>> Start Stored data
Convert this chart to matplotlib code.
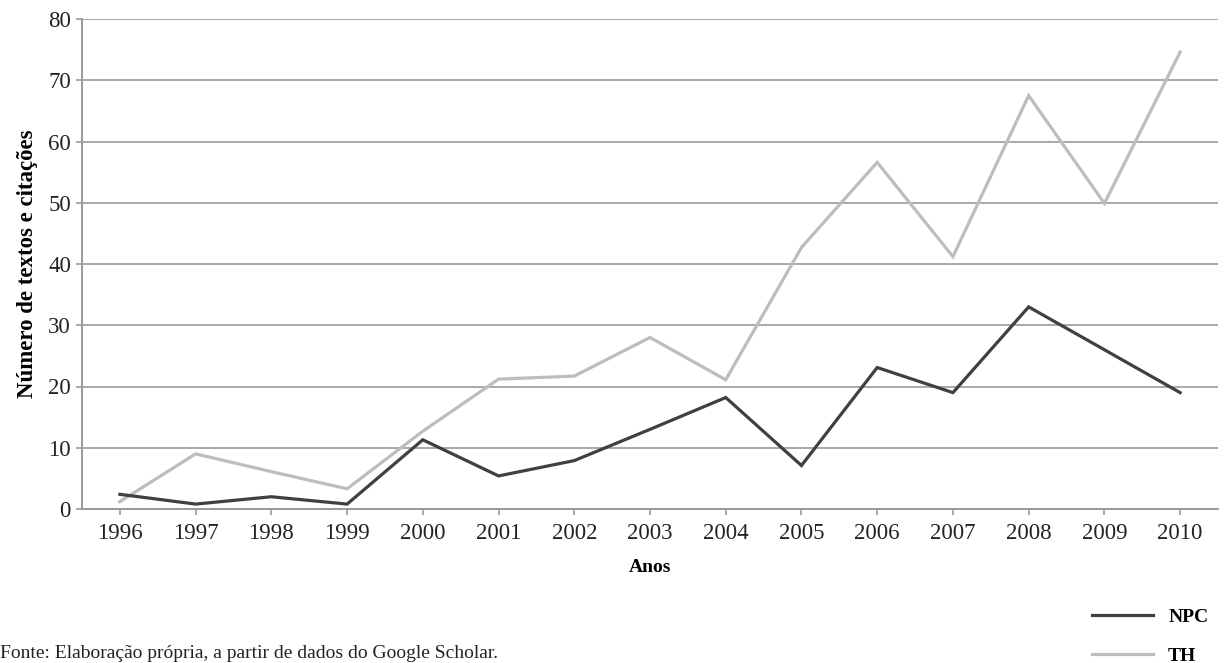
"""
Line chart: number of texts and citations per year (NPC vs TH), Google Scholar data.
"""

import matplotlib
matplotlib.use('Agg')
import matplotlib.pyplot as plt
from matplotlib.lines import Line2D
import numpy as np

# data
years = ['1996', '1997', '1998', '1999', '2000', '2001', '2002', '2003',
         '2004', '2005', '2006', '2007', '2008', '2009', '2010']
npc = [2.4, 0.8, 2.0, 0.8, 11.3, 5.4, 7.9, 13.0, 18.2, 7.1, 23.1, 19.0, 33.0, 26.0, 19.0]
th = [1.2, 9.0, 6.1, 3.3, 12.7, 21.2, 21.7, 28.0, 21.1, 42.7, 56.6, 41.2, 67.5, 49.9, 74.6]
y_ticks = [0, 10, 20, 30, 40, 50, 60, 70, 80]

plt.rcParams['font.family'] = ['Liberation Serif', 'DejaVu Serif']

fig = plt.figure(figsize=(12.26, 6.63), dpi=100, facecolor='white')
ax = fig.add_axes([82 / 1226, 1 - 509 / 663, (1218 - 82) / 1226, (509 - 19) / 663])

x = np.arange(len(years))
grid_color = '#9a9a9a'
npc_color = '#404040'
th_color = '#bdbdbd'

ax.plot(x, th, color=th_color, lw=2.3, solid_joinstyle='miter', zorder=3)
ax.plot(x, npc, color=npc_color, lw=2.3, solid_joinstyle='miter', zorder=4)

ax.set_xlim(-0.5, len(years) - 0.5)
ax.set_ylim(0, 80)
ax.set_yticks(y_ticks)
ax.set_xticks(x)
ax.set_xticklabels(years)
ax.tick_params(axis='both', labelsize=16.5, colors=grid_color, labelcolor='#222222',
               length=4, width=1.2, direction='out')
ax.tick_params(axis='x', pad=6)
ax.tick_params(axis='y', pad=4)

ax.yaxis.grid(True, color=grid_color, lw=1.2)
ax.set_axisbelow(True)
for side in ['top', 'right']:
    ax.spines[side].set_visible(False)
for side in ['left', 'bottom']:
    ax.spines[side].set_color(grid_color)
    ax.spines[side].set_linewidth(1.4)

ax.set_xlabel('Anos', fontsize=14, fontweight='bold', labelpad=11)
ax.set_ylabel('Número de textos e citações', fontsize=16.5, fontweight='bold', labelpad=7)

# legend drawn at the lower right, outside the axes
handles = [Line2D([], [], color=npc_color, lw=2.3),
           Line2D([], [], color=th_color, lw=2.3)]
fig.legend(handles, ['NPC', 'TH'], loc='lower right', bbox_to_anchor=(1218 / 1226, -0.017),
           frameon=False, borderpad=0, handlelength=3.1, handletextpad=0.8,
           labelspacing=1.1, prop={'size': 14, 'weight': 'bold'})

fig.text(0.0, 1 - 653 / 663, 'Fonte: Elaboração própria, a partir de dados do Google Scholar.',
         fontsize=14, ha='left', va='center', color='#222222')

fig.savefig('out.png', dpi=100, facecolor='white')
>> End Stored data
• **Task statement**
The listing above must be printed again exactly, minus its pictures.

• **Answer to this task**
Convert this chart to matplotlib code.
"""
Line chart: number of texts and citations per year (NPC vs TH), Google Scholar data.
"""

import matplotlib
matplotlib.use('Agg')
import matplotlib.pyplot as plt
from matplotlib.lines import Line2D
import numpy as np

# data
years = ['1996', '1997', '1998', '1999', '2000', '2001', '2002', '2003',
         '2004', '2005', '2006', '2007', '2008', '2009', '2010']
npc = [2.4, 0.8, 2.0, 0.8, 11.3, 5.4, 7.9, 13.0, 18.2, 7.1, 23.1, 19.0, 33.0, 26.0, 19.0]
th = [1.2, 9.0, 6.1, 3.3, 12.7, 21.2, 21.7, 28.0, 21.1, 42.7, 56.6, 41.2, 67.5, 49.9, 74.6]
y_ticks = [0, 10, 20, 30, 40, 50, 60, 70, 80]

plt.rcParams['font.family'] = ['Liberation Serif', 'DejaVu Serif']

fig = plt.figure(figsize=(12.26, 6.63), dpi=100, facecolor='white')
ax = fig.add_axes([82 / 1226, 1 - 509 / 663, (1218 - 82) / 1226, (509 - 19) / 663])

x = np.arange(len(years))
grid_color = '#9a9a9a'
npc_color = '#404040'
th_color = '#bdbdbd'

ax.plot(x, th, color=th_color, lw=2.3, solid_joinstyle='miter', zorder=3)
ax.plot(x, npc, color=npc_color, lw=2.3, solid_joinstyle='miter', zorder=4)

ax.set_xlim(-0.5, len(years) - 0.5)
ax.set_ylim(0, 80)
ax.set_yticks(y_ticks)
ax.set_xticks(x)
ax.set_xticklabels(years)
ax.tick_params(axis='both', labelsize=16.5, colors=grid_color, labelcolor='#222222',
               length=4, width=1.2, direction='out')
ax.tick_params(axis='x', pad=6)
ax.tick_params(axis='y', pad=4)

ax.yaxis.grid(True, color=grid_color, lw=1.2)
ax.set_axisbelow(True)
for side in ['top', 'right']:
    ax.spines[side].set_visible(False)
for side in ['left', 'bottom']:
    ax.spines[side].set_color(grid_color)
    ax.spines[side].set_linewidth(1.4)

ax.set_xlabel('Anos', fontsize=14, fontweight='bold', labelpad=11)
ax.set_ylabel('Número de textos e citações', fontsize=16.5, fontweight='bold', labelpad=7)

# legend drawn at the lower right, outside the axes
handles = [Line2D([], [], color=npc_color, lw=2.3),
           Line2D([], [], color=th_color, lw=2.3)]
fig.legend(handles, ['NPC', 'TH'], loc='lower right', bbox_to_anchor=(1218 / 1226, -0.017),
           frameon=False, borderpad=0, handlelength=3.1, handletextpad=0.8,
           labelspacing=1.1, prop={'size': 14, 'weight': 'bold'})

fig.text(0.0, 1 - 653 / 663, 'Fonte: Elaboração própria, a partir de dados do Google Scholar.',
         fontsize=14, ha='left', va='center', color='#222222')

fig.savefig('out.png', dpi=100, facecolor='white')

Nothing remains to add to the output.